There is a lot written about performance. But the reality is that it is as important today as it has ever been. A leading member-based advisory company, CEB, recently released its annual Executive Guidance (December 2012), which identified the critical competencies employees must embody to thrive as high performers in today’s volatile work environment.
We now work in an era where the global economy is less stable, technology is evolving at breakneck pace, and information and communication channels have become ubiquitous. Through a survey of more than 1,500 senior executives, CEB identified 10 important trends that fall into three broad, but distinct, categories: (1) frequent organisational change; (2) more interdependent work and (3) an increase in knowledge work.
Who are the high-performing employees in this new work environment? What skills and behaviors will differentiate the most productive employees? Most managers and performance management models assume that strong business acumen, task and process mastery, and technical know-how explain the majority of an employee’s job performance. Unfortunately, the prevalence of outdated assumptions about the most valuable skills and abilities leads to the misidentification (or under-identification) of the organization’s next generation of high performers. According to CEB, using existing methods, organizations will likely fail to identify 65% of their new high performers.
Building the next generation of employees requires focusing on a new set of skills.
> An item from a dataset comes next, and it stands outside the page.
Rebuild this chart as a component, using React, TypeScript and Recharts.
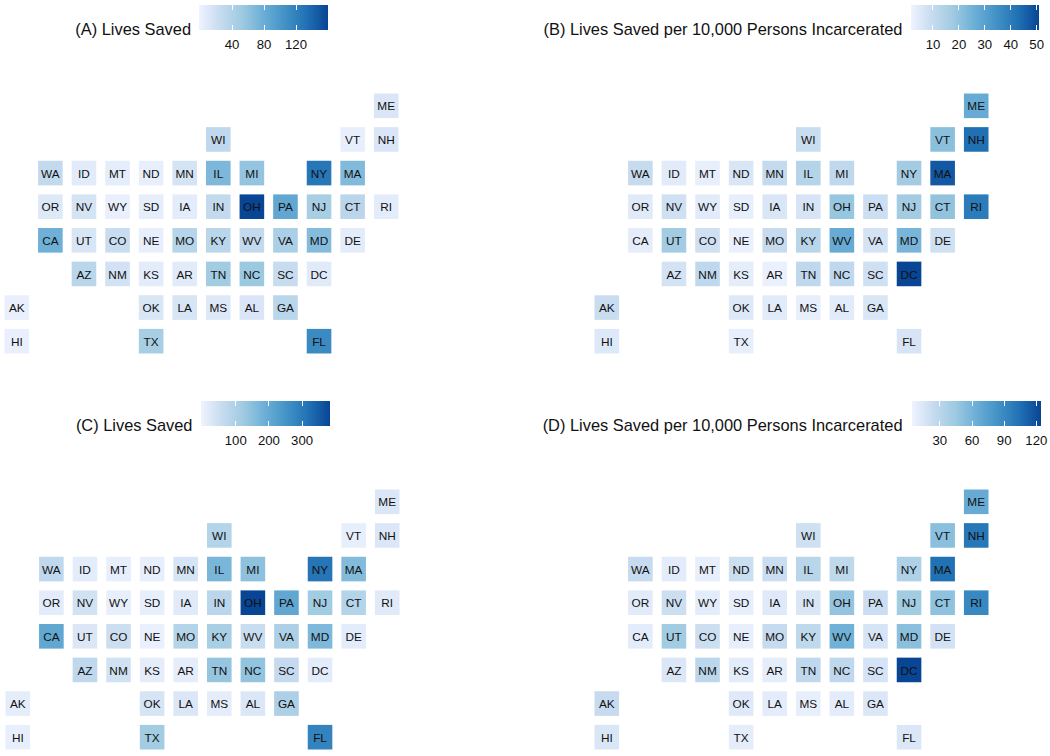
import { ScatterChart, Scatter, XAxis, YAxis } from 'recharts';

// tile grid: column and row of every state, same order everywhere
const states = ['ME','WI','VT','NH','WA','ID','MT','ND','MN','IL','MI','NY','MA','OR','NV','WY','SD','IA','IN','OH','PA','NJ','CT','RI','CA','UT','CO','NE','MO','KY','WV','VA','MD','DE','AZ','NM','KS','AR','TN','NC','SC','DC','AK','OK','LA','MS','AL','GA','HI','TX','FL'];
const cols = [11,6,10,11,1,2,3,4,5,6,7,9,10,1,2,3,4,5,6,7,8,9,10,11,1,2,3,4,5,6,7,8,9,10,2,3,4,5,6,7,8,9,0,4,5,6,7,8,0,4,9];
const rows = [0,1,1,1,2,2,2,2,2,2,2,2,2,3,3,3,3,3,3,3,3,3,3,3,4,4,4,4,4,4,4,4,4,4,5,5,5,5,5,5,5,5,6,6,6,6,6,6,7,7,7];

const valuesA = [13,30,4,13,28,8,6,4,16,70,58,128,68,10,16,3,5,7,28,160,86,46,33,7,78,15,24,4,36,34,28,44,66,7,34,18,7,8,50,54,25,9,3,14,15,10,13,34,3,46,112];
const valuesB = [27,9,21,43,9.5,4,3,6,10,13,11,17,47.5,4.5,8,4,3,6,6.5,19,8.5,17,20,40,3.5,17,8,2.5,9.5,12.5,27,7,24,8,7,11,3.5,2.5,11,11,8,51,9,5,4,3,4,6,5,3,6.5];
const valuesC = [26,88,7,26,70,14,7,7,34,170,145,310,158,14,42,7,7,18,78,383,205,118,88,18,205,26,50,3,88,106,55,100,165,14,70,42,10,10,134,138,62,14,10,34,26,10,26,100,7,118,283];
const valuesD = [66,20,52,100,24,10,8,21,22,31,28,36,104,11,21,10,8,12,15,48,22,42,50,90,10,42,21,8,24,28,62,16,52,18,14,29,10,9,27,27,17,124,24,12,10,8,10,14,15,9,14];

const ticksA = [40, 80, 120];
const ticksB = [10, 20, 30, 40, 50];
const ticksC = [100, 200, 300];
const ticksD = [30, 60, 90, 120];

const BLUES = ['#EFF3FF', '#C6DBEF', '#9ECAE1', '#6BAED6', '#4292C6', '#2171B5', '#084594'];
const FONT = '"Liberation Sans", Arial, sans-serif';

function hexToRgb(hex: string) {
  return [1, 3, 5].map((i) => parseInt(hex.slice(i, i + 2), 16));
}

function blues(t: number) {
  const p = Math.min(Math.max(t, 0), 1) * (BLUES.length - 1);
  const i = Math.min(Math.floor(p), BLUES.length - 2);
  const a = hexToRgb(BLUES[i]);
  const b = hexToRgb(BLUES[i + 1]);
  const c = a.map((v, k) => Math.round(v + (b[k] - v) * (p - i)));
  return `rgb(${c.join(',')})`;
}

function Tile({ cx, cy, payload, domain }: any) {
  const size = 24.6;
  const t = (payload.value - domain[0]) / (domain[1] - domain[0]);
  return (
    <g>
      <rect x={cx - size / 2} y={cy - size / 2} width={size} height={size} fill={blues(t)} />
      <text x={cx} y={cy + 0.6} textAnchor="middle" dominantBaseline="central" fontSize={11.8} fontFamily={FONT} fill="#111">
        {payload.state}
      </text>
    </g>
  );
}

type PanelProps = {
  title: string;
  values: number[];
  ticks: number[];
  domain: number[];
  mapLeft: number;
  mapTop: number;
  barLeft: number;
  barTop: number;
  barHeight: number;
  titleRight: number;
};

function Panel({ title, values, ticks, domain, mapLeft, mapTop, barLeft, barTop, barHeight, titleRight }: PanelProps) {
  const data = states.map((state, i) => ({ state, col: cols[i], row: rows[i], value: values[i] }));
  const barWidth = 128.6;
  const pos = (v: number) => ((v - domain[0]) / (domain[1] - domain[0])) * barWidth;
  return (
    <>
      <div
        style={{
          position: 'absolute',
          right: 1050 - titleRight,
          top: barTop + 24.3 - 11,
          lineHeight: '22px',
          fontSize: 16.4,
          fontFamily: FONT,
          color: '#111',
          whiteSpace: 'nowrap',
        }}
      >
        {title}
      </div>
      <div
        style={{
          position: 'absolute',
          left: barLeft,
          top: barTop,
          width: barWidth,
          height: barHeight,
          background: `linear-gradient(to right, ${BLUES.join(',')})`,
        }}
      >
        {ticks.map((t) => (
          <div key={t}>
            <div style={{ position: 'absolute', left: pos(t) - 0.5, top: 0, width: 1, height: 5, background: '#fff' }} />
            <div style={{ position: 'absolute', left: pos(t) - 0.5, bottom: 0, width: 1, height: 5, background: '#fff' }} />
            <div
              style={{
                position: 'absolute',
                left: pos(t) - 20,
                width: 40,
                top: barHeight + 6.5,
                textAlign: 'center',
                fontSize: 13.2,
                lineHeight: '16px',
                fontFamily: FONT,
                color: '#111',
              }}
            >
              {t}
            </div>
          </div>
        ))}
      </div>
      <div style={{ position: 'absolute', left: mapLeft, top: mapTop }}>
        <ScatterChart width={403} height={269} margin={{ top: 0, right: 0, bottom: 0, left: 0 }}>
          <XAxis type="number" dataKey="col" domain={[-0.5, 11.5]} hide />
          <YAxis type="number" dataKey="row" domain={[-0.5, 7.5]} reversed hide />
          <Scatter data={data} isAnimationActive={false} shape={(p: any) => <Tile {...p} domain={domain} />} />
        </ScatterChart>
      </div>
    </>
  );
}

export default function App() {
  return (
    <div style={{ position: 'absolute', left: 0, top: 0, width: 1050, height: 756, background: '#fff', overflow: 'hidden' }}>
      <Panel title="(A) Lives Saved" values={valuesA} ticks={ticksA} domain={[-1, 160]} mapLeft={0.2} mapTop={89.2} barLeft={199.4} barTop={4.7} barHeight={25.6} titleRight={191} />
      <Panel title="(B) Lives Saved per 10,000 Persons Incarcerated" values={valuesB} ticks={ticksB} domain={[1.4, 51]} mapLeft={589.5} mapTop={89.2} barLeft={910.7} barTop={4.7} barHeight={25.6} titleRight={902.5} />
      <Panel title="(C) Lives Saved" values={valuesC} ticks={ticksC} domain={[-5, 383]} mapLeft={0.9} mapTop={484.9} barLeft={201} barTop={400.7} barHeight={25.4} titleRight={192.5} />
      <Panel title="(D) Lives Saved per 10,000 Persons Incarcerated" values={valuesD} ticks={ticksD} domain={[4, 124]} mapLeft={589.5} mapTop={484.9} barLeft={912} barTop={400.7} barHeight={25.4} titleRight={902.5} />
    </div>
  );
}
CEB analyzed the drivers of performance for more than 23,000 managers and employees across more than 40 organizations globally and found the 10 employee competencies that differentiate those best able to perform in the new work environment:
- Ability to Prioritize
- Works well in teams
- Organizational Awareness
- Effective Problem Solving
- Ability to Influence
- Effective Decision Making
- Learning Agility
- Technical savvy
CEB found that high performers are scarce in the current workforce and most employees lack the ideal mix of skills and competencies to achieve their employers’ desired outcomes. It’s time organisations critically examined the assumptions and models used in developing their people for a future which is certain to test us.